A practical case is a 1.2 CBM mixed order to Germany, Poland or the Czech Republic containing 2,000 pins, 1,500 keychains and 3,000 lanyards. Air may be too expensive because the lanyards drive cube. Sea may miss the date once origin and destination handling are included. Rail can sit in the middle if the route is stable and customs paperwork is clean.
The trade-off is predictability. Rail is more sensitive to border handovers, terminal congestion and route changes than many first-time buyers expect. If the consignee cannot tolerate a multi-day arrival band, or if importer-of-record paperwork is likely to need correction, air is still the safer option. Rail should be booked as a planned mode, not as a last-minute rescue after sea becomes risky.
A simple decision matrix to stop last-minute freight upgrades
Choose the mode while approving materials, packaging and ex-factory date. Packaging changes after sample approval are one of the main causes of expensive freight surprises. A switch from standard polybag packing to retail gift boxes can move a shipment from one air carton to three volumetric cartons, or from viable LCL to a high-fee awkward LCL profile.
Use a practical threshold rule. If the shipment is under about 0.5 CBM and the in-hands date is fixed, start with air. If it is above about 1.5 CBM or 300 kg gross and the schedule is flexible, start with sea. If it is Europe-bound and falls between those two on both time and budget, test rail. These are not laws, but they are far more reliable than deciding only after production ends.

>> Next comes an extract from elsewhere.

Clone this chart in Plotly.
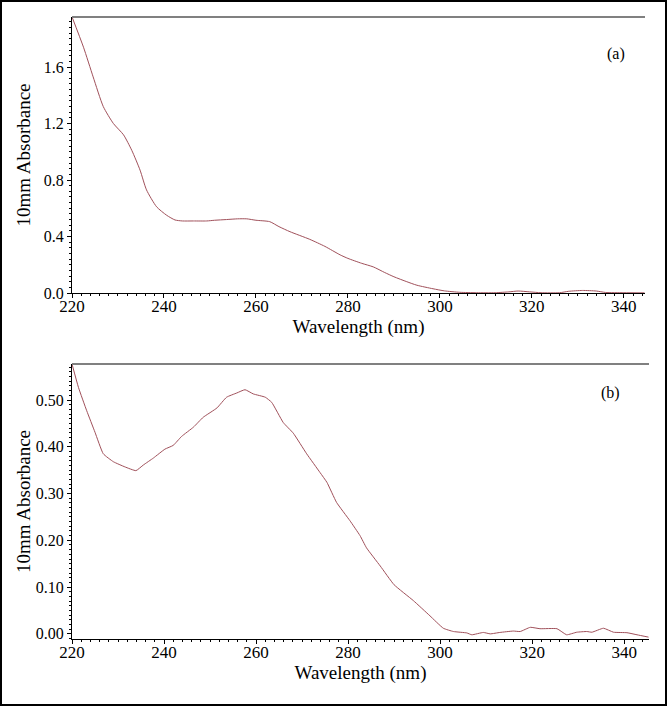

| Decision question | If yes | Likely mode |
|---|---|---|
| Is the in-hands date tied to an event with under 10 days buffer? | Delay cost is high | Air |
| Is shipment above about 300 kg gross or 1.0-1.5 CBM? | Per-unit freight cost matters more than speed | Sea |
| Is destination in Europe and sea is too slow but air exceeds budget? | A middle option is needed | Rail |
| Are goods dense metal items such as coins or solid keychains? | Weight will penalize air quickly | Sea unless deadline is urgent |
| Is the pack retail-style, gift-box heavy or display-oriented? | Volumetric weight risk is high | Sea or redesign packaging before using air |
Before placing the PO, ask for three things on the same day: FOB unit pricing, estimated packed shipment data and parallel freight estimates by air and sea, plus rail for Europe. If the order has multiple SKUs, request both a consolidated-shipment plan and a split-shipment plan. In many cases the best answer is hybrid: urgent launch items by air, balance stock by sea.
Then work backward from the in-hands date. Typical production after artwork approval is often 7-12 days for simple pins and PVC patches, 10-18 days for keychains and challenge coins, and 12-20 days for mixed sets or special retail packaging. Rush production is possible, but defect risk and rework risk increase. Put the freight mode, Incoterm, estimated carton count, target carton weight, packaging spec and whether partial shipment is allowed directly into the PO notes. That single step prevents a surprising number of avoidable margin losses.